L’obiettivo non è solo far baldoria, ma vivere meglio e in armonia nelle sue vie». Nel 2016, co-crea un gruppo Facebook con Geneviève Clastres, grazie al quale molte persone si incontrano e si ribellano alla solitudine. Si creano ponti tra i vicini, valorizzando i talenti locali tramite mostre e mercatini. Artigiani, famiglie, scrittori e musicisti si sono stretti attorno ad una nuova solidarietà basata sul mutuo aiuto. Oggi il gruppo conta circa 30.000 membri e Geneviève continua ad amministrarlo. Jourdain è un vero melting pot di comunità: cinese, ebraica, tunisina, africana, slava e francese. E convivono. «Qui mi sono adoperata a livello associativo e umano.

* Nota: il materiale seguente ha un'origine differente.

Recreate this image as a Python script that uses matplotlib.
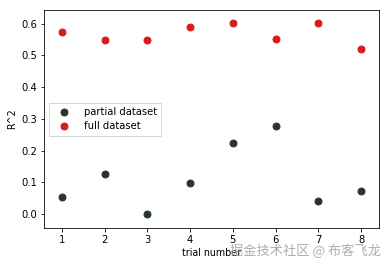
import matplotlib
matplotlib.use("Agg")
import matplotlib.pyplot as plt

plt.rcParams['font.family'] = ['DejaVu Sans', 'Noto Sans CJK SC']

trials = [1, 2, 3, 4, 5, 6, 7, 8]
partial_r2 = [0.053, 0.126, 0.0, 0.097, 0.225, 0.279, 0.040, 0.072]
full_r2 = [0.575, 0.550, 0.550, 0.588, 0.603, 0.552, 0.603, 0.521]
yticks = [0.0, 0.1, 0.2, 0.3, 0.4, 0.5, 0.6]

dpi = 72
fig = plt.figure(figsize=(389 / dpi, 266 / dpi), dpi=dpi)
ax = fig.add_axes([44 / 389, 1 - 228 / 266, (379 - 44) / 389, (228 - 10) / 266])

ax.scatter(trials, partial_r2, s=48, color='#283828', label='partial dataset')
ax.scatter(trials, full_r2, s=48, color='#d81c1c', label='full dataset')

ax.set_xlim(0.58, 8.42)
ax.set_ylim(-0.044, 0.643)
ax.set_xticks(trials)
ax.set_yticks(yticks)
ax.tick_params(labelsize=10)
ax.set_xlabel('trial number', fontsize=9.5, labelpad=3)
ax.set_ylabel('R^2', fontsize=9.5)

ax.legend(loc='center left', fontsize=10, frameon=True, edgecolor='#cccccc',
          fancybox=False, handletextpad=1.0, borderpad=0.45, labelspacing=0.4,
          bbox_to_anchor=(0.0, 0.5))

fig.text(381 / 389, 1 - 251 / 266, '掘金技术社区 @ 布客飞龙', ha='right', va='center',
         fontsize=13.2, color='#999999', alpha=0.8,
         family=['Noto Sans CJK SC', 'DejaVu Sans'])

fig.savefig('out.png', dpi=dpi)
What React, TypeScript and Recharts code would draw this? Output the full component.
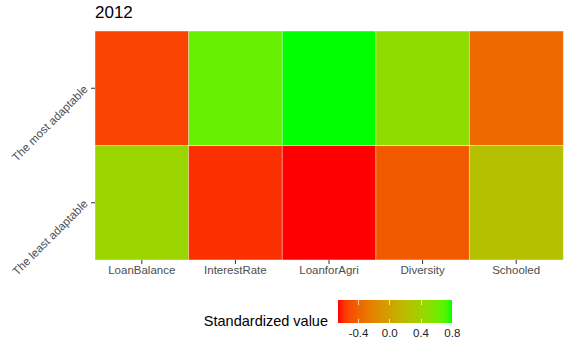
import React from 'react';
import { BarChart, Bar, XAxis, YAxis, Cell } from 'recharts';

const title = '2012';
const categories = ['LoanBalance', 'InterestRate', 'LoanforAgri', 'Diversity', 'Schooled'];
const rowLabels = ['The least adaptable', 'The most adaptable'];
// standardized values per row
const mostValues = [-0.54, 0.65, 0.8, 0.48, -0.38];
const leastValues = [0.42, -0.6, -0.666, -0.45, 0.24];
const legendTicks = [-0.4, 0.0, 0.4, 0.8];
const legendTitle = 'Standardized value';

const font = '"Liberation Sans", Arial, sans-serif';

// ggplot-like gradient: red -> green interpolated in Lab space
const lin = (c: number) => {
  c /= 255;
  return c <= 0.04045 ? c / 12.92 : Math.pow((c + 0.055) / 1.055, 2.4);
};
const gam = (c: number) => {
  c = Math.max(0, Math.min(1, c));
  const v = c <= 0.0031308 ? 12.92 * c : 1.055 * Math.pow(c, 1 / 2.4) - 0.055;
  return Math.round(v * 255);
};
const f = (t: number) => (t > 0.008856 ? Math.cbrt(t) : 7.787 * t + 16 / 116);
const fi = (t: number) => (t * t * t > 0.008856 ? t * t * t : (t - 16 / 116) / 7.787);

function toLab([r, g, b]: number[]) {
  const R = lin(r), G = lin(g), B = lin(b);
  const X = (0.4124 * R + 0.3576 * G + 0.1805 * B) / 0.95047;
  const Y = 0.2126 * R + 0.7152 * G + 0.0722 * B;
  const Z = (0.0193 * R + 0.1192 * G + 0.9505 * B) / 1.08883;
  return [116 * f(Y) - 16, 500 * (f(X) - f(Y)), 200 * (f(Y) - f(Z))];
}
function fromLab([L, a, bb]: number[]) {
  const fy = (L + 16) / 116;
  const X = fi(fy + a / 500) * 0.95047;
  const Y = fi(fy);
  const Z = fi(fy - bb / 200) * 1.08883;
  const r = 3.2406 * X - 1.5372 * Y - 0.4986 * Z;
  const g = -0.9689 * X + 1.8758 * Y + 0.0415 * Z;
  const b = 0.0557 * X - 0.204 * Y + 1.057 * Z;
  return `rgb(${gam(r)},${gam(g)},${gam(b)})`;
}

const lowLab = toLab([255, 0, 0]);
const highLab = toLab([0, 255, 0]);
const allValues = [...mostValues, ...leastValues];
const vMin = Math.min(...allValues);
const vMax = Math.max(...allValues);

function colorFor(v: number) {
  const t = (v - vMin) / (vMax - vMin);
  return fromLab(lowLab.map((l, i) => l + (highLab[i] - l) * t));
}

const data = categories.map((name, i) => ({ name, least: 1, most: 1, mostV: mostValues[i], leastV: leastValues[i] }));

const YTick = ({ x, y, payload }: any) => (
  <g transform={`translate(${x},${y})`}>
    <text
      textAnchor="end"
      transform="rotate(-45)"
      dx={-1.5}
      dy={1}
      fill="#4d4d4d"
      fontSize={11.5}
      fontFamily={font}
    >
      {rowLabels[Math.floor(payload.value)]}
    </text>
  </g>
);

const barLeft = 337.7;
const barWidth = 114.6;
const gradientStops = Array.from({ length: 21 }, (_, i) => {
  const v = vMin + ((vMax - vMin) * i) / 20;
  return `${colorFor(v)} ${i * 5}%`;
}).join(', ');

export default function App() {
  return (
    <div style={{ position: 'absolute', left: 0, top: 0, width: 570, height: 356, background: '#fff', fontFamily: font }}>
      <div style={{ position: 'absolute', left: 95, top: 3, fontSize: 17, color: '#000' }}>{title}</div>
      <BarChart
        width={570}
        height={356}
        data={data}
        margin={{ top: 31, right: 7, left: 0, bottom: 66 }}
        barCategoryGap={0}
      >
        <XAxis
          dataKey="name"
          axisLine={false}
          tickSize={4}
          tickMargin={2}
          tickLine={{ stroke: '#333' }}
          tick={{ fill: '#4d4d4d', fontSize: 11.5, fontFamily: font }}
          interval={0}
          height={30}
        />
        <YAxis
          type="number"
          domain={[0, 2]}
          ticks={[0.5, 1.5]}
          axisLine={false}
          tickSize={4}
          tickMargin={2}
          tickLine={{ stroke: '#333' }}
          tick={<YTick />}
          width={95}
        />
        <Bar dataKey="least" stackId="a" isAnimationActive={false}>
          {data.map((d) => (
            <Cell key={d.name} fill={colorFor(d.leastV)} stroke="rgba(255,255,255,0.45)" strokeWidth={1} />
          ))}
        </Bar>
        <Bar dataKey="most" stackId="a" isAnimationActive={false}>
          {data.map((d) => (
            <Cell key={d.name} fill={colorFor(d.mostV)} stroke="rgba(255,255,255,0.45)" strokeWidth={1} />
          ))}
        </Bar>
      </BarChart>
      <div
        style={{
          position: 'absolute',
          right: 570 - 328,
          top: 313,
          fontSize: 14.5,
          color: '#000',
          whiteSpace: 'nowrap',
        }}
      >
        {legendTitle}
      </div>
      <div
        style={{
          position: 'absolute',
          left: barLeft,
          top: 300,
          width: barWidth,
          height: 23,
          background: `linear-gradient(to right, ${gradientStops})`,
        }}
      >
        {legendTicks.map((t) => {
          const x = ((t - vMin) / (vMax - vMin)) * barWidth;
          return (
            <React.Fragment key={t}>
              <div style={{ position: 'absolute', left: x - 0.5, top: 0, width: 1, height: 4.5, background: 'rgba(255,255,255,0.7)' }} />
              <div style={{ position: 'absolute', left: x - 0.5, bottom: 0, width: 1, height: 4.5, background: 'rgba(255,255,255,0.7)' }} />
            </React.Fragment>
          );
        })}
      </div>
      {legendTicks.map((t) => {
        const x = barLeft + ((t - vMin) / (vMax - vMin)) * barWidth;
        return (
          <div
            key={t}
            style={{
              position: 'absolute',
              left: x - 20,
              width: 40,
              textAlign: 'center',
              top: 327,
              fontSize: 11.5,
              color: '#222',
            }}
          >
            {t.toFixed(1)}
          </div>
        );
      })}
    </div>
  );
}
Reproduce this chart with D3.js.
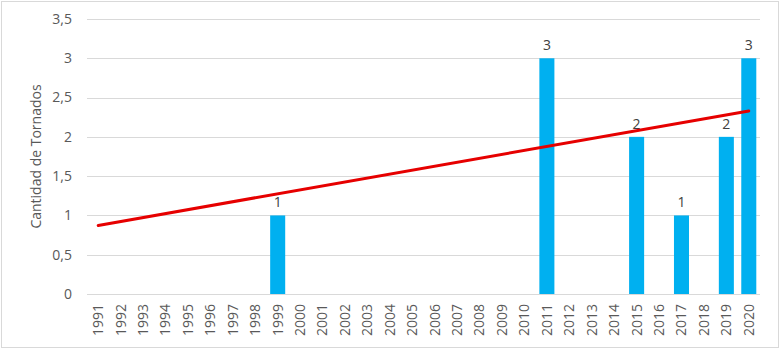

Dobbiamo però fare attenzione affinché il quartiere rimanga tale e tutti possano continuare a viverci dignitosamente, nonostante la gentrificazione», spiega la giornalista, che vive qui da più di 30 anni.
Nel settembre 2017 l’associazione Village Jourdain ha riunito 5.000 persone tra abitanti, parigini e turisti curiosi in occasione della prima fête de quartier, lunga tre giorni. Vi hanno aderito oltre 250 artisti locali, musicisti della Philharmonie e ballerini dell’Opéra che insegnano ai bambini a danzare. Emilie continua: «Ogni settimana organizziamo sessioni di irrigazione e condividiamo un pasto in strada. Chiunque può dare una mano. C’è un vero spirito di comunità. Nelle difficoltà, gli abitanti si uniscono per trovare soluzioni, tutto ciò fa parte del progetto». Con il suo ex stagista Tommaso – oggi promosso a copresidente – e tanti altri attori locali, prepara cene di quartiere all’aperto, ma anche sfilate di moda alternative, che coinvolgono cani, adulti, bimbi e designer locali. Le iniziative promosse dall’associazione non si fermano alle feste di settembre o ai mercatini dell’usato di ottobre. Le attività di giardinaggio, spesso in partnership con le scuole, proseguono per tutto l’anno, fino alla distribuzione di regali per i migranti a Natale. In quest’angolo di Parigi al riparo dalle folle di turisti, dove si mescolano tradizione ed economia circolare, joie de vivre e fascino architettonico, è bello fermarsi su una panchina nella place des Grandes Rigoles. A Tommaso piace sedersi lì per osservare e discutere con i protagonisti di Jourdain.